The Shalom Prayer Center hosts two labyrinths, a canvas one inside the prayer center purchased in 2007, and one outdoors built in 2012. A third labyrinth was recently completed in Silverton.

As a gift to the community and opened in April, the stone labyrinth at St. Edward’s Episcopal Church is another place of peace and contemplation for use by community members.

“We hope that the labyrinth can be a gift from our congregation, past, present and future, to the community of Silverton, and the world at large,” said The Rev. Shana McCauley of St. Edward’s.

The sixth annual World Labyrinth Day is Saturday, May 3. The Labyrinth Society invites people to “Walk as One at 1” in the afternoon, to “join others around the globe to create a wave of peaceful energy washing across the time zones.”

Walking the labyrinth

What is a Labyrinth?
A labyrinth is a single
path or unicursal tool for
personal, psychological and
spiritual transformation.
Labyrinths are thought to
enhance right brain activity.

St. Edward’s Episcopal Church
211 W. Center St.,
Silverton.
503-873-6188

The labyrinth is in the
style of Chartres Cathedral
in Chartres, France. It is
open to the community as a
place of meditation and prayer.

Shalom Prayer Center,
a ministry of Queen of Angels
Monastery

840 S. Main St., Mt. Angel.
503-845-6773

There are two labyrinths:
One outside and one inside
the Shalom Prayer Center, open
8 a.m. to 4 p.m.
Monday through Saturday.
All faiths are welcome at
all three labyrinths.

The St. Edward’s labyrinth has been in the works for eight to 10 years and was funded by gifts from the parish, mostly in memorial. It has been a labor of love with contributions of time and work by many members of the church, including Laura Antonson, a landscape architect who created the design, and Tim Beck, a mason who created the intricate concrete forms and poured the paths.

Antonson has had extensive labyrinth experience.

“The first time I saw one was in high school. It was printed on a canvas and rolled out in a gym,” Antonson said. “I’ve seen labyrinths made out of any and everything.”

Labyrinths have been found all over the world dating from the earliest antiquity.

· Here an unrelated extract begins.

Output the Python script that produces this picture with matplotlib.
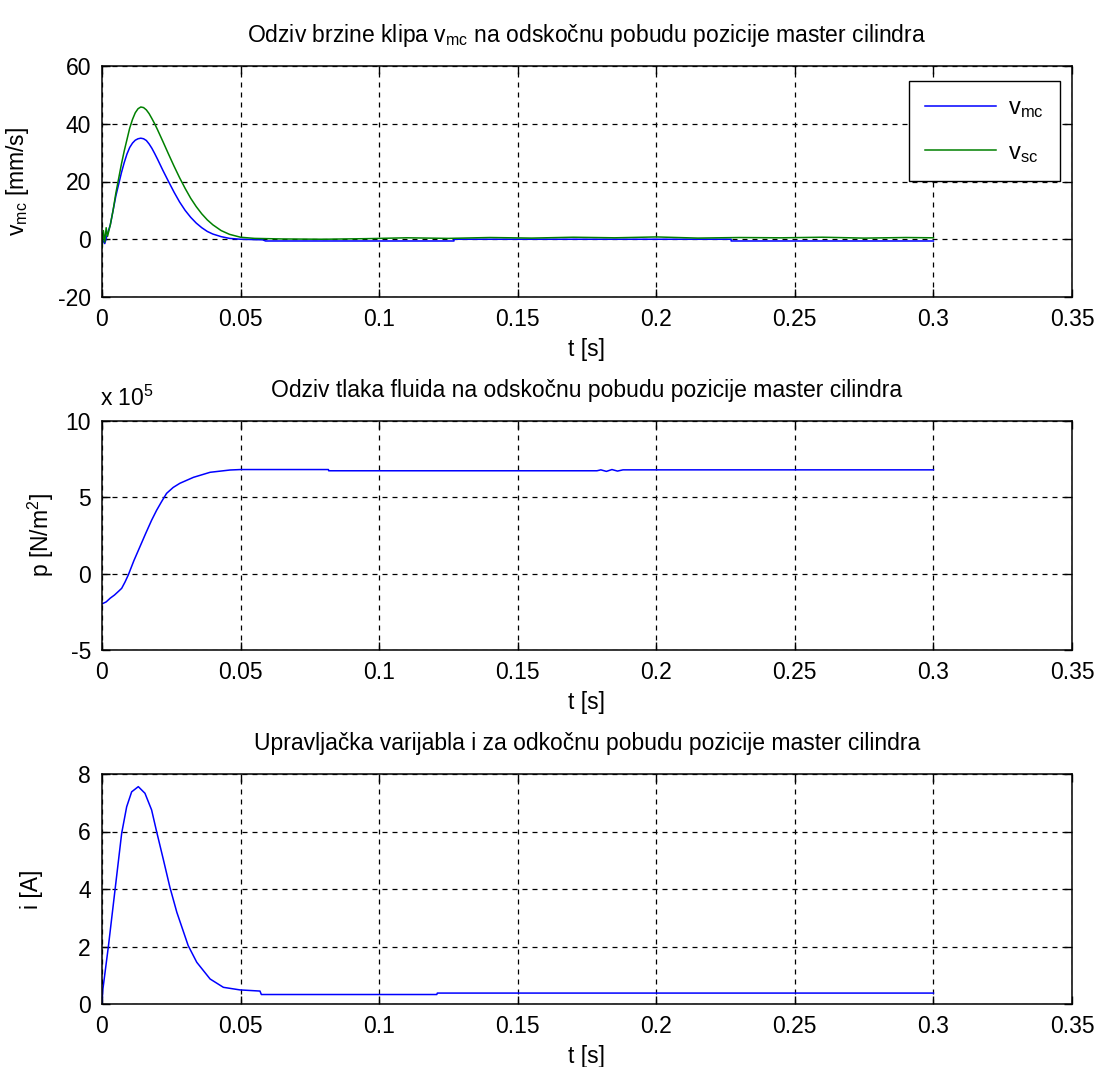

Their origins are lost in the mists of time, according to the Labyrinth Society’s website.

In her research, McCauley has found labyrinths in almost every religion including the Jewish tradition of Kabbala, the Hopi Medicine Wheel and sand paintings done by Tibetan Buddhists.

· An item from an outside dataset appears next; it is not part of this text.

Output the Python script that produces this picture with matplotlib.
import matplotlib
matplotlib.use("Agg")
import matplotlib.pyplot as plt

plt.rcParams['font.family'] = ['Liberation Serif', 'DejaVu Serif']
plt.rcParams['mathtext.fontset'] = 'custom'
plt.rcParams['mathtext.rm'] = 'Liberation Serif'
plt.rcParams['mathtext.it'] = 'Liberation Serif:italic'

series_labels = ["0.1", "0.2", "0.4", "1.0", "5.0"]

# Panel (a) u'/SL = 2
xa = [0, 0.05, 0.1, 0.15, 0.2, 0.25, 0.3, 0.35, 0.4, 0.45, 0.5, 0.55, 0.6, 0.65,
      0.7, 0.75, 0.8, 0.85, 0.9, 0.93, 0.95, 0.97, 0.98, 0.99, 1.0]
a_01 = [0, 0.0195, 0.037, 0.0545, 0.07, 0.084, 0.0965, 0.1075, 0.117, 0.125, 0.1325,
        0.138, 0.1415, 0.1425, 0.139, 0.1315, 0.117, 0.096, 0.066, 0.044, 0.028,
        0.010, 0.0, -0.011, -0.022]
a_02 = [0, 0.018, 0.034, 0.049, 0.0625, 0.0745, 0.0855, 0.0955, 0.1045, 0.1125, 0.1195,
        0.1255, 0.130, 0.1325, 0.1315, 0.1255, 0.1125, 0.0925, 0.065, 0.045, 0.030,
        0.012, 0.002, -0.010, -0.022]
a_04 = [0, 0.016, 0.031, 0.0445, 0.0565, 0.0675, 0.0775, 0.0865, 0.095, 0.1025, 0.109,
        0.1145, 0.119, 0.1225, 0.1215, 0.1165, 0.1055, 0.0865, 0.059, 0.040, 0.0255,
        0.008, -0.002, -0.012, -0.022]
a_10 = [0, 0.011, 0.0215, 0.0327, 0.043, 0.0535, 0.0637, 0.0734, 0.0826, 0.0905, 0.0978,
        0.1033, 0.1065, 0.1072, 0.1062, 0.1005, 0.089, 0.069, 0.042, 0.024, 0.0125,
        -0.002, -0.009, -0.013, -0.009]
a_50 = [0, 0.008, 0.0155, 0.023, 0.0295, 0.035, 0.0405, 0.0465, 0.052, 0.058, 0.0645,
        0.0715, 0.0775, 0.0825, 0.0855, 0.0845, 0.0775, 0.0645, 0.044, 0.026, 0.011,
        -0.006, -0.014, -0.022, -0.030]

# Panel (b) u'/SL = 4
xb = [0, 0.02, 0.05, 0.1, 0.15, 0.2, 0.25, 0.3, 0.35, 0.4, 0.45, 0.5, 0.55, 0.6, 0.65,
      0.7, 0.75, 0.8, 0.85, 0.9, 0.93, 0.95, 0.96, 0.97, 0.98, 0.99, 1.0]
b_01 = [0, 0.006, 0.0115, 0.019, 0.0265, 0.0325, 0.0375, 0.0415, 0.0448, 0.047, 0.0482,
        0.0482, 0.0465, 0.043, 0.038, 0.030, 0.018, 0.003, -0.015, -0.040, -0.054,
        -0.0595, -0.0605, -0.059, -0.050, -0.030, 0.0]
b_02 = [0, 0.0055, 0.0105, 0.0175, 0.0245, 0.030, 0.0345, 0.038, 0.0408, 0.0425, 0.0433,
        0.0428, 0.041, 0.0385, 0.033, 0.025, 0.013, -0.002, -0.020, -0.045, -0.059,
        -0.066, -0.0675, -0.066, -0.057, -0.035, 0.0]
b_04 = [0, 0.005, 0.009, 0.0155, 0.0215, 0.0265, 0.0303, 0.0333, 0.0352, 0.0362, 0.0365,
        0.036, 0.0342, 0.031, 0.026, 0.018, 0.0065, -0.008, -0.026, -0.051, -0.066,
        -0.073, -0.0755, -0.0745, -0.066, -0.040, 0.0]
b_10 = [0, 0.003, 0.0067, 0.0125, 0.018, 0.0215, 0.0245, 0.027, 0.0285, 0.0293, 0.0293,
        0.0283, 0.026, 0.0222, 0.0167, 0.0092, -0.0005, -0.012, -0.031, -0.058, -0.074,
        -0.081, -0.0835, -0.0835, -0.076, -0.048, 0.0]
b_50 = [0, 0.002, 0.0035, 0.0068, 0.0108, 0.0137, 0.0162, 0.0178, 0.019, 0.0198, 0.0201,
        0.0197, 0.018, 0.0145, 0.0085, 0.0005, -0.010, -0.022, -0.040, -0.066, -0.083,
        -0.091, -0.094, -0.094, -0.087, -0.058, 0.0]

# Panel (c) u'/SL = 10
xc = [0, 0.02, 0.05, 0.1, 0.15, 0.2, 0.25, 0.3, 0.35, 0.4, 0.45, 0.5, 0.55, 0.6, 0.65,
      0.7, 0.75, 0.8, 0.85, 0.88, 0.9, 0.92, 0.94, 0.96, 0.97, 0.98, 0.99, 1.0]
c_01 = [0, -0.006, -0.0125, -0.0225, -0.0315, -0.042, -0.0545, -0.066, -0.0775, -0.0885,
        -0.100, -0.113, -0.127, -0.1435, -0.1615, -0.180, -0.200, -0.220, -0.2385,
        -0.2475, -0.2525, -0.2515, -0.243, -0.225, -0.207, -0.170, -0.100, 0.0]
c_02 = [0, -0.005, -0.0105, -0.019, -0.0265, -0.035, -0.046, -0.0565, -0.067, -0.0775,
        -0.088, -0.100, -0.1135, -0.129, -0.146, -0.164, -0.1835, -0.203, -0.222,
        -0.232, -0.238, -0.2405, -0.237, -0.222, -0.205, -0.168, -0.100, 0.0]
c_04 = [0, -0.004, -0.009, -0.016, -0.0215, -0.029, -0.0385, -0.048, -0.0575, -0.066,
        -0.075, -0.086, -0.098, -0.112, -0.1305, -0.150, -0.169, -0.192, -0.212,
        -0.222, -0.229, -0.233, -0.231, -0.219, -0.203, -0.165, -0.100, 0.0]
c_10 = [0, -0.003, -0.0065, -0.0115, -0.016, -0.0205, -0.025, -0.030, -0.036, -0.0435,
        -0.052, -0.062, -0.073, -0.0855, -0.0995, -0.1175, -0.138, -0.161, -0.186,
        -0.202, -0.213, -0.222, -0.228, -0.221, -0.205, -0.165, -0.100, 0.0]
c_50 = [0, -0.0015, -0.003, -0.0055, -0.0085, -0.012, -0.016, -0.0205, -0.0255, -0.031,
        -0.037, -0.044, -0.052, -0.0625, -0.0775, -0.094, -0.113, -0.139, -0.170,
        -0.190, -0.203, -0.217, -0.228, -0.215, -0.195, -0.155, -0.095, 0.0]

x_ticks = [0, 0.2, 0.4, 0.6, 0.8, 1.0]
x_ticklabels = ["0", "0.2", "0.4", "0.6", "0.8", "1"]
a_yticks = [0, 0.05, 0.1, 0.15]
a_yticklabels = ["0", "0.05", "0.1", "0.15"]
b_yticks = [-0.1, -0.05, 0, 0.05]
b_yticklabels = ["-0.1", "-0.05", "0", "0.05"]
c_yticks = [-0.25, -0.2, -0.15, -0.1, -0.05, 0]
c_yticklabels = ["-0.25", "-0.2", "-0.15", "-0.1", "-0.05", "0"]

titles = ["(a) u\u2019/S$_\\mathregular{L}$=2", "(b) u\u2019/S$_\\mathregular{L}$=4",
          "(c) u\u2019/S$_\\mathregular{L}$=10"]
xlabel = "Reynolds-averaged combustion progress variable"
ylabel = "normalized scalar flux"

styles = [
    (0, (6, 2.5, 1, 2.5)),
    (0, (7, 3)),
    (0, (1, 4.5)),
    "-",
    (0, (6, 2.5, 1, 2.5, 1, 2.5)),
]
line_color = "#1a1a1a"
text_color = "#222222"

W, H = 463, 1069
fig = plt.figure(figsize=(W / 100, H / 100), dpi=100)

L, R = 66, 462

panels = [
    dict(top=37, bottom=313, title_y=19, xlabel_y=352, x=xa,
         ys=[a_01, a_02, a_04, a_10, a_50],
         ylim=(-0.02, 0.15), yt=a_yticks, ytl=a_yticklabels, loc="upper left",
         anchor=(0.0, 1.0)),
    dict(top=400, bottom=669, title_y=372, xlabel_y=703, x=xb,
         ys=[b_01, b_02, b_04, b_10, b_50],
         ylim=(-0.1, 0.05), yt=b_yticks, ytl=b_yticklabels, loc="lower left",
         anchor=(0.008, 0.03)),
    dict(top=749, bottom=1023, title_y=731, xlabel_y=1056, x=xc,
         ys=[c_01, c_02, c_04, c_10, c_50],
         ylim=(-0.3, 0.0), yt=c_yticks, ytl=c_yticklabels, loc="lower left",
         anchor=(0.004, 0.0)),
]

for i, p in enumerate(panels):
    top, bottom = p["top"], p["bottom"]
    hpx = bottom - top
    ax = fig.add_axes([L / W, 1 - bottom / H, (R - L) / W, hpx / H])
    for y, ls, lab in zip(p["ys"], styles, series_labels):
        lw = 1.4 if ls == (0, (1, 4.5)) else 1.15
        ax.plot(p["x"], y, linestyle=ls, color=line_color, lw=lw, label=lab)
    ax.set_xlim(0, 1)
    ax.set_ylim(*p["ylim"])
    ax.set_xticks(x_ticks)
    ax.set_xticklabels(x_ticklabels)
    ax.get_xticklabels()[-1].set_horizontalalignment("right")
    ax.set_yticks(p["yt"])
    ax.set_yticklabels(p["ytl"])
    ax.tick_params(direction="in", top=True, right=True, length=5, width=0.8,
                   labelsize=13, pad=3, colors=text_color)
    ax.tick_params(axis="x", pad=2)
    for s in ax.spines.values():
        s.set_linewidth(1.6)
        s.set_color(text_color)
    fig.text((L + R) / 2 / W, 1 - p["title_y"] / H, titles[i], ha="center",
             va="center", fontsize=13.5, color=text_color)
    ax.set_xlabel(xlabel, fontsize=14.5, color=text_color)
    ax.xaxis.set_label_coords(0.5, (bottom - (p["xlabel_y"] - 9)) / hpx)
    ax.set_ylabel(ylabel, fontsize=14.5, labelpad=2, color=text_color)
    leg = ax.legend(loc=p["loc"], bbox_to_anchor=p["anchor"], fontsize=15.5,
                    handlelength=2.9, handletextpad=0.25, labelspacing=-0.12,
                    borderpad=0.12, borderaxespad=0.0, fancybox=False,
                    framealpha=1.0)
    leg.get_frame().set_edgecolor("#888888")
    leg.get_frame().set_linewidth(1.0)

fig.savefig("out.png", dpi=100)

At the Shalom Center, a ministry of the Queens of Angels Monastery, the labyrinths are used almost every day.

“We have had retreats here at Shalom whose total focus is using the labyrinth as a meditation practice,” Tisot said.

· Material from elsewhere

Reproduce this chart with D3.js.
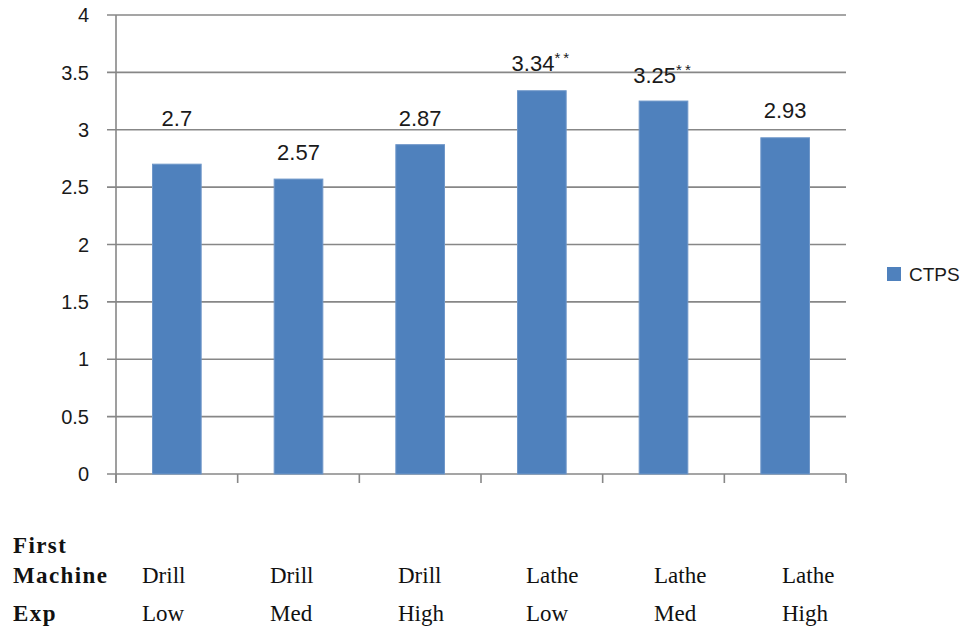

All three labyrinths are based on the 800-year-old “Chartres” pattern, a rose with six petals surrounded by 11 paths.

According to the Labyrinth Society’s website, the labyrinth was a central feature in many of the European Roman Catholic churches in the middle ages with many of the labyrinths still in existance today.

The most famous of these is at Chartres Cathedral near Paris, France. The labyrinth was built around 1200. It was walked as a pilgrimage or for repentance.

As a pilgrimage, it was a journey to become closer to God.

When used for repentance, the pilgrims would walk on their knees. Sometimes this 11-circuit labyrinth would serve as a substitute for an actual pilgrimage to Jerusalem. The cross is at the center of the pattern of the labyrinth and is used in the construction as a guide. Even today, churches with labyrinths encourage the faithful to walk the labyrinth during Lent and Advent.

“The Chartres design, when walked, seems to lead in an illogical pattern, bringing the participant close and then far and then close again to the center, until the person ends up in the middle,”  McCauley said.

“Many of us experience our relationship with God this way – at times nearer, at times farther, even as we long to be close to the Divine Spirit,” McCauley said.

She said many people experience a journey om the labyrinth in three stages: Purgation, the release of daily concerns, Illumination, a time of meditation and prayer and Union, the journey outward accompanied by a sense of peace.

“Unlike mazes, where there are many paths, most of which lead to dead ends, a labyrinth has one continuous path toward the center,” McCauley said.

“There is no wrong way to walk a labyrinth, you can’t make a mistake.”